Virginia law generally allows private property on bays, rivers, creeks and shores to extend “to the mean low-water mark but no farther.”
But as sea level rise alters coasts, the mean low-water mark is increasingly creeping upward, erasing land once held by the property owner, as well as the taxes the local government might have assessed on it.
In Virginia, tens of thousands of parcels of land and hundreds of millions in property value could be affected.
In Accomack County on the Eastern Shore of Virginia, for example, the study found that almost 14,000 acres of property that currently lie above the elevation of the mean low-water line are projected to be at or below it by 2050. The affected acreage has an assessed land value of $58.1 million.
In Middlesex County on the Middle Peninsula, over 35,000 acres with an assessed land value of $45.7 million could be similarly affected.
The city of Norfolk’s projected impacted acreage is lower — 178 acres — but with a greater value of $48.81 million.
Overall, Climate Central found that Virginia could have more than 44,000 properties that are partly below the tidal boundary line and an additional 2,300 that are fully below it by 2050. Over 1,100 buildings could also be affected by the shifting tidal boundaries, although the analysis cautions that researchers lacked data on improvements made to properties for roughly a dozen counties in the state, leaving “only a partial financial picture of the overall threat.”

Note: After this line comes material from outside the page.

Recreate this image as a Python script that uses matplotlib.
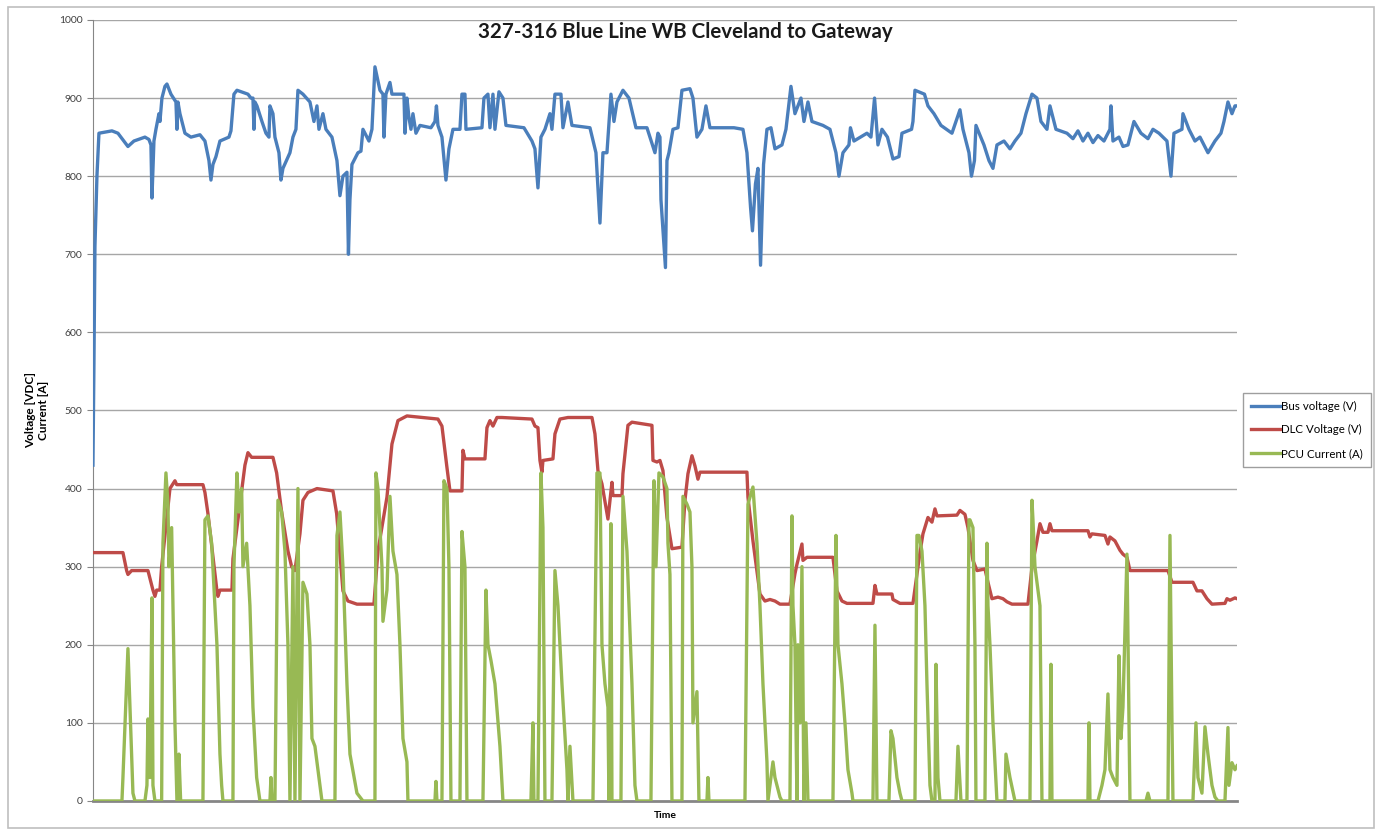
import matplotlib
matplotlib.use("Agg")
import matplotlib.pyplot as plt
from matplotlib.patches import Rectangle

plt.rcParams['font.family'] = ['Lato', 'DejaVu Sans']

# time axis in samples
bus_t = [0, 1, 2, 4, 6, 19, 25, 35, 41, 52, 56, 58, 59, 61, 63, 66, 67, 69, 72, 74, 78, 83, 84, 85,
         87, 89, 92, 98, 107, 112, 116, 118, 120, 123, 127, 136, 138, 141, 144, 155, 158, 160, 161,
         162, 164, 169, 173, 176, 177, 180, 182, 186, 188, 190, 197, 200, 203, 205, 210, 217, 221,
         224, 226, 230, 233, 239, 244, 247, 250, 254, 255.5, 257, 259, 265, 268, 270, 276, 279, 282,
         287, 290, 291, 293, 297, 299, 311, 312, 314, 316, 318, 320, 323, 327, 338, 342, 343.5, 345,
         349, 353, 356, 360, 367, 369, 372, 373, 389, 391, 395, 397, 400, 402, 406, 410, 413, 431,
         439, 442, 445, 448, 452, 457, 459, 462, 468, 470, 475, 479, 497, 503, 507, 510, 514, 518,
         521, 524, 530, 536, 543, 554, 562, 565, 567, 568, 572.5, 574, 576, 580, 585, 589, 597, 600,
         604, 609, 613, 617, 641, 650, 654, 657.6, 659.5, 662.5, 665, 667.6, 670.6, 674, 678, 682,
         689, 693, 698, 702, 708, 711, 715, 719, 730, 737, 743, 746, 750, 756, 757.5, 761, 774, 778,
         781.6, 785, 789, 794.5, 800, 806, 809, 818.6, 820, 822, 831.5, 835, 841, 848, 859, 867, 870,
         876, 878.5, 881.5, 883, 891, 896, 900, 904, 911, 917, 922, 928, 933, 939, 944, 948, 954, 957,
         963, 974, 980, 985, 990, 995, 1000, 1005, 1011, 1017, 1018, 1020, 1026, 1030, 1035, 1041,
         1048, 1055, 1060, 1066, 1074, 1078, 1081, 1089, 1090, 1096, 1102, 1107, 1115, 1122, 1128,
         1131, 1135, 1139, 1142, 1144]
bus_v = [430, 560, 710, 800, 855, 858, 855, 838, 845, 850, 847, 840, 772, 845, 860, 880, 870, 900, 915,
         918, 905, 895, 860, 895, 880, 870, 855, 850, 853, 845, 820, 795, 815, 825, 845, 850, 858, 905,
         910, 905, 900, 900, 860, 895, 890, 870, 855, 850, 890, 880, 850, 830, 795, 810, 830, 850, 860,
         910, 905, 895, 870, 890, 860, 880, 860, 850, 820, 775, 800, 805, 700, 770, 815, 830, 832, 860,
         845, 860, 940, 910, 905, 850, 905, 920, 905, 905, 855, 900, 875, 860, 880, 855, 865, 862, 870,
         890, 865, 850, 795, 835, 860, 860, 905, 905, 860, 862, 900, 905, 862, 905, 860, 908, 900, 865,
         862, 845, 835, 785, 850, 860, 880, 860, 905, 905, 862, 895, 865, 862, 830, 740, 830, 830, 905,
         870, 895, 910, 900, 862, 862, 830, 855, 850, 770, 683, 820, 830, 860, 862, 910, 912, 900, 850,
         860, 890, 862, 862, 860, 830, 760, 730, 790, 810, 686, 815, 860, 862, 835, 840, 860, 915, 880,
         900, 870, 895, 870, 865, 860, 830, 800, 830, 840, 862, 845, 855, 850, 900, 840, 860, 850, 822,
         825, 855, 860, 870, 910, 905, 890, 880, 865, 855, 885, 860, 830, 800, 820, 865, 840, 820, 810,
         840, 845, 835, 845, 855, 880, 905, 900, 870, 860, 890, 860, 855, 848, 858, 845, 855, 843, 852,
         845, 860, 890, 845, 850, 838, 840, 870, 855, 848, 860, 855, 845, 800, 855, 860, 880, 860, 845,
         850, 830, 845, 855, 870, 895, 880, 890, 890]

dlc_t = [0, 30, 33.7, 35, 38.7, 55, 57, 60, 62, 63.7, 67, 68.7, 77, 82, 83.7, 110, 112, 115, 124, 125,
         127, 139, 140, 147, 152, 155, 158.7, 180, 183.7, 188.7, 195, 198.7, 202, 207, 210, 215, 224,
         240, 243.7, 250, 255, 264, 281, 285, 294, 299, 305, 314, 345, 349, 354, 357, 369, 370, 372,
         392, 394, 397, 400, 404, 409, 439, 442, 445, 447, 449, 450, 460, 462, 467, 475, 499, 502, 505,
         509, 515, 517, 519, 520, 529, 530, 535, 539, 559, 560, 564, 567, 570, 574, 579, 589, 592, 595,
         599, 602, 605, 607, 654, 655, 660, 667, 672, 677, 682, 687, 697, 702, 704, 709, 710, 714, 740,
         744, 749, 754, 780, 782, 784, 799, 800, 807, 820, 827, 830, 835, 839, 842, 844, 864, 867, 872,
         875, 880, 884, 892, 895, 899, 905, 910, 914, 919, 935, 939, 944, 947, 950, 955, 957, 959, 995,
         997, 999, 1012, 1015, 1017, 1022, 1027, 1030, 1034, 1037, 1075, 1079, 1100, 1104, 1109, 1114,
         1119, 1132, 1134, 1137, 1142, 1144]
dlc_v = [318, 318, 295, 290, 295, 295, 285, 270, 262, 270, 270, 300, 400, 410, 405, 405, 395, 368, 269,
         262, 270, 270, 310, 380, 430, 446, 440, 440, 420, 370, 320, 300, 295, 342, 385, 395, 400, 397,
         368, 269, 256, 252, 252, 320, 389, 457, 487, 493, 489, 480, 427, 397, 397, 449, 438, 438, 478,
         487, 480, 491, 491, 489, 480, 478, 436, 421, 436, 438, 470, 489, 491, 491, 470, 423, 406, 361,
         385, 408, 391, 391, 419, 481, 485, 481, 436, 434, 436, 423, 363, 323, 325, 385, 419, 442, 429,
         412, 421, 421, 389, 333, 265, 256, 258, 256, 252, 252, 291, 303, 329, 308, 312, 312, 269, 256,
         253, 253, 276, 265, 265, 258, 253, 253, 318, 342, 363, 357, 374, 365, 366, 372, 367, 350, 308,
         295, 297, 280, 259, 261, 259, 255, 252, 252, 299, 333, 355, 344, 344, 355, 346, 346, 338, 342,
         340, 329, 338, 333, 321, 316, 312, 295, 295, 280, 280, 269, 269, 259, 252, 253, 259, 257, 260,
         259]

pcu_t = [0, 29, 30, 35, 37, 40, 42, 52, 54, 55, 57, 59, 60, 62, 68.7, 70, 73, 75, 76, 78.7, 80, 82, 84,
         85, 86, 87.7, 110, 112, 115, 118.7, 124, 127, 128.7, 130, 140, 141, 144, 146, 148.7, 150,
         153.7, 157, 160, 163.7, 167, 177, 178, 179, 182, 185, 188.7, 192, 195, 197, 200, 202, 205,
         207, 210, 214, 217, 219, 222, 225, 229, 242, 244, 247, 250, 254, 257, 264, 270, 282, 283, 285,
         289, 290, 294, 297, 300, 304, 307, 310, 314, 315, 342, 343, 344, 349, 351, 354, 356, 358, 367,
         369, 372, 374, 390, 393, 395, 398, 402, 407, 410, 438, 440, 441, 445, 448, 450, 452, 459, 462,
         465, 469, 474, 475, 477, 480, 500, 504, 507, 509, 512, 515, 516, 518, 519, 528, 530, 534, 539,
         542, 544, 558, 561, 563, 566, 570, 574, 575, 577, 579, 589, 590, 594, 597, 599, 600, 604, 606,
         614, 615, 616, 652, 655, 660, 664, 667, 670, 674, 675, 680, 682, 687, 689, 697, 699, 700, 702,
         704, 705, 707, 709, 711, 713, 715, 740, 743, 745, 749, 752, 755, 759, 760, 780, 782, 784, 796,
         798, 800, 804, 807, 809, 822, 824, 826, 829, 832, 834, 837, 839, 842, 843, 845, 847, 863, 865,
         868, 874, 876, 877, 880, 882, 883, 892, 894, 895, 897, 900, 904, 912, 913, 917, 922, 937, 939,
         940, 942, 944, 947, 949, 957, 958, 959, 995, 996, 997, 1005, 1009, 1012, 1015, 1017, 1020,
         1024, 1026, 1028, 1030, 1034, 1037, 1053, 1055, 1057, 1075, 1077, 1079, 1080, 1100, 1103,
         1105, 1109, 1112, 1115, 1119, 1122, 1125, 1132, 1135, 1136, 1139, 1142, 1144]
pcu_a = [0, 0, 30, 195, 120, 10, 0, 0, 20, 105, 30, 260, 20, 0, 0, 330, 420, 380, 300, 350, 250, 100, 0,
         0, 60, 0, 0, 360, 365, 330, 200, 60, 20, 0, 0, 300, 420, 370, 400, 300, 330, 250, 120, 30, 0,
         0, 30, 0, 0, 385, 370, 320, 200, 0, 300, 0, 400, 0, 280, 265, 200, 80, 70, 40, 0, 0, 340, 370,
         300, 150, 60, 10, 0, 0, 420, 400, 300, 230, 270, 390, 320, 290, 200, 80, 50, 0, 0, 25, 0, 0,
         410, 400, 300, 0, 0, 345, 300, 0, 0, 270, 200, 180, 150, 70, 0, 0, 100, 0, 0, 420, 350, 0, 0,
         295, 250, 150, 40, 0, 70, 0, 0, 420, 420, 200, 150, 120, 0, 355, 0, 0, 390, 320, 150, 20, 0, 0,
         410, 300, 420, 415, 400, 330, 290, 0, 0, 390, 380, 370, 300, 100, 140, 0, 0, 30, 0, 0, 380, 402,
         330, 250, 150, 50, 0, 50, 30, 5, 0, 0, 365, 250, 200, 0, 200, 100, 300, 0, 100, 0, 0, 340, 200,
         150, 100, 40, 10, 0, 0, 225, 0, 0, 90, 80, 30, 10, 0, 0, 340, 340, 320, 250, 150, 20, 0, 0, 175,
         30, 0, 0, 70, 0, 0, 360, 360, 350, 200, 0, 0, 330, 250, 200, 100, 0, 0, 60, 30, 0, 0, 385, 360,
         300, 280, 250, 0, 0, 175, 0, 0, 100, 0, 0, 20, 40, 137, 40, 30, 20, 186, 80, 120, 316, 0, 0, 10,
         0, 0, 340, 100, 0, 0, 100, 30, 10, 95, 60, 20, 5, 0, 0, 94, 20, 49, 40, 45]

fig = plt.figure(figsize=(13.81, 8.32), dpi=100)
ax = fig.add_axes([0.0673, 0.0373, 0.8284, 0.9387])

grid_c = '#a6a6a6'
for v in range(100, 1001, 100):
    ax.axhline(v, color=grid_c, lw=1.0, zorder=1)

ax.plot(bus_t, bus_v, color='#4a7ebb', lw=2.4, label='Bus voltage (V)', zorder=3)
ax.plot(dlc_t, dlc_v, color='#be4b48', lw=2.4, label='DLC Voltage (V)', zorder=4)
ax.plot(pcu_t, pcu_a, color='#98b954', lw=2.4, label='PCU Current (A)', zorder=5)

ax.set_xlim(0, 1144)
ax.set_ylim(0, 1000)
ax.set_yticks(range(0, 1001, 100))
ax.set_xticks([])
ax.tick_params(axis='y', labelsize=7.5, colors='#404040', length=4, color='#868686')
for s in ['top', 'right']:
    ax.spines[s].set_visible(False)
ax.spines['left'].set_color('#868686')
ax.spines['bottom'].set_color('#868686')
ax.spines['bottom'].set_linewidth(2)
ax.spines['bottom'].set_zorder(2)

fig.text(0.496, 0.962, '327-316 Blue Line WB Cleveland to Gateway', ha='center', va='center',
         fontsize=14.8, fontweight='bold', color='#1a1a1a')
ax.set_xlabel('Time', fontsize=7.5, fontweight='bold', labelpad=7)
fig.text(0.027, 0.507, 'Voltage [VDC]\nCurrent [A]', rotation=90, ha='center', va='center',
         fontsize=8.5, fontweight='bold', multialignment='center')

leg = fig.legend(loc='upper left', bbox_to_anchor=(0.8962, 0.535), fontsize=8.3, frameon=True,
                 fancybox=False, edgecolor='#868686', handlelength=2.5, labelspacing=1.1,
                 handletextpad=0.1, borderpad=0.7)
leg.get_frame().set_linewidth(1.0)

# outer chart border
fig.patches.append(Rectangle((0.006, 0.005), 0.989, 0.987, transform=fig.transFigure,
                             fill=False, edgecolor='#bfbfbf', lw=1.2))

fig.savefig('out.png', dpi=100)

What changing tidal lines could mean for property rights remains murky. In Virginia, tensions have already emerged over how rising seas affect the state’s delineation of mandatory 100-foot-wide buffers that abut shorelines, tidal wetlands and other water bodies within the Chesapeake Bay watershed.
“How, when, and whether legal boundaries will be adjusted in response to physical changes in the behavior of tides is very much an open question,” the Climate Central study notes.